When approving CHPE, the PSC quietly rejected many other in-state options

To the Editor:
In mid-April, with the encouragement of Governor Kathy Hochul, the New York State Public Service Commission approved two electric transmission projects: one very controversial — the Blackstone Champlain Hudson Power Express, known as CHPE; the other, the New York Clean Path, for in-state-generated power that has widespread support.

The governor and her supporters issued a news release congratulating themselves for their brilliance, falsely asserting that New York leads the nation in fighting climate change, and linking their deception to Earth Day.

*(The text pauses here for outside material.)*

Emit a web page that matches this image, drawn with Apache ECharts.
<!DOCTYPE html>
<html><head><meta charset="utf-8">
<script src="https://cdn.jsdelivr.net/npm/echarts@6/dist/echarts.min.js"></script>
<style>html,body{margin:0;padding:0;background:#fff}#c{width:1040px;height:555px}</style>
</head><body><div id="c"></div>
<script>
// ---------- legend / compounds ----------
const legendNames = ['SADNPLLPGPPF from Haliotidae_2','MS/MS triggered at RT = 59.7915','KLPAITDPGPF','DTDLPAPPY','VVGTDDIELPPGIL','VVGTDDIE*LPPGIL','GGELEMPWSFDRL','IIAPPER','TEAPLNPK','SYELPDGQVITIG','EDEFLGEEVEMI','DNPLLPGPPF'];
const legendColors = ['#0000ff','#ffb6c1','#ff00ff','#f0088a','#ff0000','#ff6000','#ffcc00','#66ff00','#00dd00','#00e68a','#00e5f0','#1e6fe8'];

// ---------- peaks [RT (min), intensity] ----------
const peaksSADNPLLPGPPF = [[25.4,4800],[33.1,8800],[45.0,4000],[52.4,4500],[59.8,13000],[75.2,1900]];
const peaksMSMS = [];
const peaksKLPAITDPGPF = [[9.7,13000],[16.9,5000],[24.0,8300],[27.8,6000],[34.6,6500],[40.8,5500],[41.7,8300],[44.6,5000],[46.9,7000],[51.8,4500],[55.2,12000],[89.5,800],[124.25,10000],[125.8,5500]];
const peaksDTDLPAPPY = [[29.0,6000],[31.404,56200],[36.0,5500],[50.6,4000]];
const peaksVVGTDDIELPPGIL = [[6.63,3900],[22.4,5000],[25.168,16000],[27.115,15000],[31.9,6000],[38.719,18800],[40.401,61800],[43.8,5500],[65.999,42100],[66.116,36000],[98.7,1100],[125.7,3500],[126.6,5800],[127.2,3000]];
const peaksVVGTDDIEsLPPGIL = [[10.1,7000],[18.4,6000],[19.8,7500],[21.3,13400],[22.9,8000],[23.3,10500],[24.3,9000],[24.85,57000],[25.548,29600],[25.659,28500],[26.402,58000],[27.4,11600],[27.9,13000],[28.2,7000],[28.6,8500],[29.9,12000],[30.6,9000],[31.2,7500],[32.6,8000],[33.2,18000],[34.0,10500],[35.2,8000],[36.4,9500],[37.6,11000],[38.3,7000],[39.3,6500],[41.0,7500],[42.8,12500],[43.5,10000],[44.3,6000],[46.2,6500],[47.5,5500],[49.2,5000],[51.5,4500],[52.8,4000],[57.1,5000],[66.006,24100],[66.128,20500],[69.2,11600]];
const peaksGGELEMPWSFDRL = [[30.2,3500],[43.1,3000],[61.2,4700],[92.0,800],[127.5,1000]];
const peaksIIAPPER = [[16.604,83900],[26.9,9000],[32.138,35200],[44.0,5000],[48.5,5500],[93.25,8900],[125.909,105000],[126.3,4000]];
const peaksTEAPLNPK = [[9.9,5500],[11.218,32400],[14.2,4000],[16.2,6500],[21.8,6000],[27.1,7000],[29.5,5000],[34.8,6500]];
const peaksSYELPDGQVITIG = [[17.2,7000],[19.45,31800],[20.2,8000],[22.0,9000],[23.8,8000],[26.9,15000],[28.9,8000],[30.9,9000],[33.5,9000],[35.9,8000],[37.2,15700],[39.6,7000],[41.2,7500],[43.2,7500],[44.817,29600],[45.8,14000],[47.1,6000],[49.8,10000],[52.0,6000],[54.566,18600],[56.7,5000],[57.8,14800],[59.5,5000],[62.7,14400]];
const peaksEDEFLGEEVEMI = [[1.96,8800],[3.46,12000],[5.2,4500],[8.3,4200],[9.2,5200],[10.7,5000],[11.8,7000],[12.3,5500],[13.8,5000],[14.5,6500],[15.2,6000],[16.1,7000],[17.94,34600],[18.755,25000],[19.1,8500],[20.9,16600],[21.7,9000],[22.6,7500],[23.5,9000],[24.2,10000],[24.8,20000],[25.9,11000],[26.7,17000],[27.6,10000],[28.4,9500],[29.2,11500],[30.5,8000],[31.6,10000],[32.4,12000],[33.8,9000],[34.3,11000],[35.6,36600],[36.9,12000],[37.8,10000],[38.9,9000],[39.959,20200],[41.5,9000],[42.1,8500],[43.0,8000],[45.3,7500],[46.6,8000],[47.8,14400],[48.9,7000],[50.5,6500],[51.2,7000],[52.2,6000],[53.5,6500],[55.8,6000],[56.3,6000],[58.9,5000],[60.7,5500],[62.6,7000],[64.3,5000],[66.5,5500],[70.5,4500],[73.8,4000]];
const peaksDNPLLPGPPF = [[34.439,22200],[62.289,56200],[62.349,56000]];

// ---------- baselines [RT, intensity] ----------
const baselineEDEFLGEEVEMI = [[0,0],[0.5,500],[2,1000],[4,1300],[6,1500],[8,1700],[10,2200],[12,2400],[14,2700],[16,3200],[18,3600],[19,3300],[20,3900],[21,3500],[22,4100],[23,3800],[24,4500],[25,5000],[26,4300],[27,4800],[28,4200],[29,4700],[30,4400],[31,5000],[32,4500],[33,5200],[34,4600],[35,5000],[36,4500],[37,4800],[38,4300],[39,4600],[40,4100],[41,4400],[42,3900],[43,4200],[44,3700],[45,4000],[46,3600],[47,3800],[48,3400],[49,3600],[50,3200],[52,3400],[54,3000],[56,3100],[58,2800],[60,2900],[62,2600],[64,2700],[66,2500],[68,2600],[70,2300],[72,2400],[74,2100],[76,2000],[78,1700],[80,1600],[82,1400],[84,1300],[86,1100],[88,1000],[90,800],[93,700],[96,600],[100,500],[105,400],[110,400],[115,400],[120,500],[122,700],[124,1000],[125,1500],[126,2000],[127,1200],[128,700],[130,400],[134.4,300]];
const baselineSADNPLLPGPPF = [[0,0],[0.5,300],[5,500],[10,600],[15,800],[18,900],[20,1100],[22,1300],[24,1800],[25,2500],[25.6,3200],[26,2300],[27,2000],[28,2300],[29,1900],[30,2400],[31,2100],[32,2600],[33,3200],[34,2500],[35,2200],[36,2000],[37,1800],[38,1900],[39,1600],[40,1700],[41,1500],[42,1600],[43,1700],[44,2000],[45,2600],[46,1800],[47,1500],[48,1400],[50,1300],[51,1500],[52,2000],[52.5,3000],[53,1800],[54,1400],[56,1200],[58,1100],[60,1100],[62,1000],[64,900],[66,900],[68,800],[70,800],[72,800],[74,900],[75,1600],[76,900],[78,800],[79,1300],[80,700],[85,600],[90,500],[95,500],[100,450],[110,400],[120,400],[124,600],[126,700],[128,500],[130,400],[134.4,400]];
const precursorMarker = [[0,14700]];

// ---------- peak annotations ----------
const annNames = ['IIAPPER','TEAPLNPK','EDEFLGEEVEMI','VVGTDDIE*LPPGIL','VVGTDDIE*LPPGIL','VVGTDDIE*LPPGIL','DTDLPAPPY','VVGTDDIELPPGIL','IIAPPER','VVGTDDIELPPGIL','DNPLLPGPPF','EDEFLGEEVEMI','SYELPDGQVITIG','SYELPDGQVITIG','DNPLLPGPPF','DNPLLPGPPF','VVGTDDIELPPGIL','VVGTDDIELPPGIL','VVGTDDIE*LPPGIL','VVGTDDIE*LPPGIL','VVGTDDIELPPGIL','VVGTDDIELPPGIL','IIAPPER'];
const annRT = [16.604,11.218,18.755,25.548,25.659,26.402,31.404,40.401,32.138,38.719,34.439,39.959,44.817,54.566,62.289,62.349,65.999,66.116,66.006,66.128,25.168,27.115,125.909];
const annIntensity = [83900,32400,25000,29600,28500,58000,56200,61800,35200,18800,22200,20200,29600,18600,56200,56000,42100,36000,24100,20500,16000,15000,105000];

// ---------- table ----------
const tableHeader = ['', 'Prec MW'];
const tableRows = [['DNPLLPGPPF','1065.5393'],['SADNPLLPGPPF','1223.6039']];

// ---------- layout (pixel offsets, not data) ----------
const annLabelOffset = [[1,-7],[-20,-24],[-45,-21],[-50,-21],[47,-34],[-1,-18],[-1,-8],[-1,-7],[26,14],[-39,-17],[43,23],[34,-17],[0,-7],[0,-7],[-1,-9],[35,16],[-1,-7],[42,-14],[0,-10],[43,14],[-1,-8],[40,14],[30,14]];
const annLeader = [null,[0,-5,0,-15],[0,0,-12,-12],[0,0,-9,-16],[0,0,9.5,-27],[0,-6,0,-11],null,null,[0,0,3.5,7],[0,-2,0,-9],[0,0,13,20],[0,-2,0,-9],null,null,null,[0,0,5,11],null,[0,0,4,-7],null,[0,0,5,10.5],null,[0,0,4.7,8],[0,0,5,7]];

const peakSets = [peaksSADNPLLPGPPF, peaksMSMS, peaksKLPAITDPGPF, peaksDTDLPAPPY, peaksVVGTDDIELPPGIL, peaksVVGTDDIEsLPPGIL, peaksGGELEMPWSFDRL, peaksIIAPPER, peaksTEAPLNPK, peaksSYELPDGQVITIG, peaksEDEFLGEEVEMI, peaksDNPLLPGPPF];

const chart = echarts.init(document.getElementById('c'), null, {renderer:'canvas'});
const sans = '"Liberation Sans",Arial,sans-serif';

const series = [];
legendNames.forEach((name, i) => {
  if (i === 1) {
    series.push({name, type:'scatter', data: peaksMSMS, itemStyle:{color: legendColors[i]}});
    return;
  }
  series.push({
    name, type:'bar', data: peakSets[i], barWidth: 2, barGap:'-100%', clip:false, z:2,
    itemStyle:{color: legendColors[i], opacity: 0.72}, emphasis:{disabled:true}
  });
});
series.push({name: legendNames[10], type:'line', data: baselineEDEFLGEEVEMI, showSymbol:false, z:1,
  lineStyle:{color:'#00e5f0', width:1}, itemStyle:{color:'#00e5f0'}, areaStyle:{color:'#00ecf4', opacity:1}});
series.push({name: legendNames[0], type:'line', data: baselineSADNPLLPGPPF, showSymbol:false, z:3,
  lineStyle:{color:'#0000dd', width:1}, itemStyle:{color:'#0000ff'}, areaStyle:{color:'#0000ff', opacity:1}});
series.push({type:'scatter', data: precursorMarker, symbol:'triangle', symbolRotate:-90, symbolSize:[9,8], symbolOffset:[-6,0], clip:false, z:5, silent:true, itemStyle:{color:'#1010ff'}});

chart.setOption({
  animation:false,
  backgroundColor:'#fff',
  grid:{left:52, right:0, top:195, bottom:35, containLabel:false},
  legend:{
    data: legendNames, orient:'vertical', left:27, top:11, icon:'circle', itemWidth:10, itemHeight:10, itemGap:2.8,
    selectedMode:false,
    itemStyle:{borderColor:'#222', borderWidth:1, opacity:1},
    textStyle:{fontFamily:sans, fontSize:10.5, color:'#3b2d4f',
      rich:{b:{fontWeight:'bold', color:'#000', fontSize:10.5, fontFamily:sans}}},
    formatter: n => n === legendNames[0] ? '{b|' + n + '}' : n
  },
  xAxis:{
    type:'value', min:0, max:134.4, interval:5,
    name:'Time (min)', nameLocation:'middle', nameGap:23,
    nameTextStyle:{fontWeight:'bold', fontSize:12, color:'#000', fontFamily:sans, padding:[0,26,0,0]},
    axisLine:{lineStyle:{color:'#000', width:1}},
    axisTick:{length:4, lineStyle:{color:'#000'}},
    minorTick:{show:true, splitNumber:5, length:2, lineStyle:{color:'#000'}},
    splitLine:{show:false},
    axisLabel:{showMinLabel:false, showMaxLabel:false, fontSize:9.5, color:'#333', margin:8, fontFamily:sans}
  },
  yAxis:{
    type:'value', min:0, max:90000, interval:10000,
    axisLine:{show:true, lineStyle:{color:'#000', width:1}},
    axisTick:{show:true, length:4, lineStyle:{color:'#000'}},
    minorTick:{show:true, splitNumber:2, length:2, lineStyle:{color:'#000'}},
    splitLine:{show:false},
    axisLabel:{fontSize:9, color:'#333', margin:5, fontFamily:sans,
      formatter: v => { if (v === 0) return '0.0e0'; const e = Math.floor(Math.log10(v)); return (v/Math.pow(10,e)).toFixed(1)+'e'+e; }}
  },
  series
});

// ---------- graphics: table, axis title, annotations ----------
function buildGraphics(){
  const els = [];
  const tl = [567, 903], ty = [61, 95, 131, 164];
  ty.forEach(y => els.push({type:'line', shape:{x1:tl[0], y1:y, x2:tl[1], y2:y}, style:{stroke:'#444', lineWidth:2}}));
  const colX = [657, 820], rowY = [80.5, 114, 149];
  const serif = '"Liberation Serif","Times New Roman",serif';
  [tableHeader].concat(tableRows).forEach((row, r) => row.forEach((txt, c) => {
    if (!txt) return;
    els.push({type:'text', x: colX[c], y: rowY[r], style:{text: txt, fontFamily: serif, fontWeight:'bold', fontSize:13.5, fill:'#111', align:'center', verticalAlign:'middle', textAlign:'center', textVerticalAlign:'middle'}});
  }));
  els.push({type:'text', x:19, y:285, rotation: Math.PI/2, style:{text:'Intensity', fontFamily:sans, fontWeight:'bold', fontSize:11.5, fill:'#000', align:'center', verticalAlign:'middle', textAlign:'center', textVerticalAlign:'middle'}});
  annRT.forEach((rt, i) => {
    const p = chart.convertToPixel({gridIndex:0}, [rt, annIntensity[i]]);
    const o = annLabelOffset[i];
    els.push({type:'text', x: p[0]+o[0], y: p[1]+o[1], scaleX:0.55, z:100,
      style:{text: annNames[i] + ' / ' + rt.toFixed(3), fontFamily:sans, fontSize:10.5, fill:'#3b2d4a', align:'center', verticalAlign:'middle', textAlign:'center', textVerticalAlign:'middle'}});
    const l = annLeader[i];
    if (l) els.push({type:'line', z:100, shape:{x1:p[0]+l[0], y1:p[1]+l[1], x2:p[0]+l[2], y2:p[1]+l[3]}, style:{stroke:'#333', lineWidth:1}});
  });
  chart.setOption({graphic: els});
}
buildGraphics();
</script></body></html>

Not mentioned in the news release: CHPE’s electricity would originate from greenhouse gas-emitting reservoirs built behind power stations on destroyed formerly spectacular rivers on Indigenous lands in Quebec and Labrador, Canada. Drowned forests no longer remove carbon from the atmosphere while rotting vegetation releases carbon and methane into it.

Some of these reservoirs are much larger than Albany County. Worldwide, hydro station reservoirs are major contributors to climate disruption and habitat destruction.

Rather than evaluating and voting separately on each transmission project, the Public Service Commission combined them into one vote for its Tier 4 program, forcing commissioners to approve both or neither, and allowing the governor to conflate the benefits and drawbacks.

When approving CHPE, the Public Service Commission quietly rejected many other in-state options.

The governor’s news release asserted the two projects would create many thousands of good in-state jobs even though CHPE’s own documents say CHPE construction and operation would create a few hundred temporary and a few dozen permanent jobs, respectively.

If constructed, all New Yorkers will subsidize CHPE via a surcharge each time we pay our electric bill.

Tom Ellis


Editor’s note: In a 4-to-1 vote, the Guilderland Town Board on Aug. 4, 2020 passed a resolution that will let the Champlain Hudson Power Express Inc. run underground lines through the town to bring electric power from Canada to the New York City area.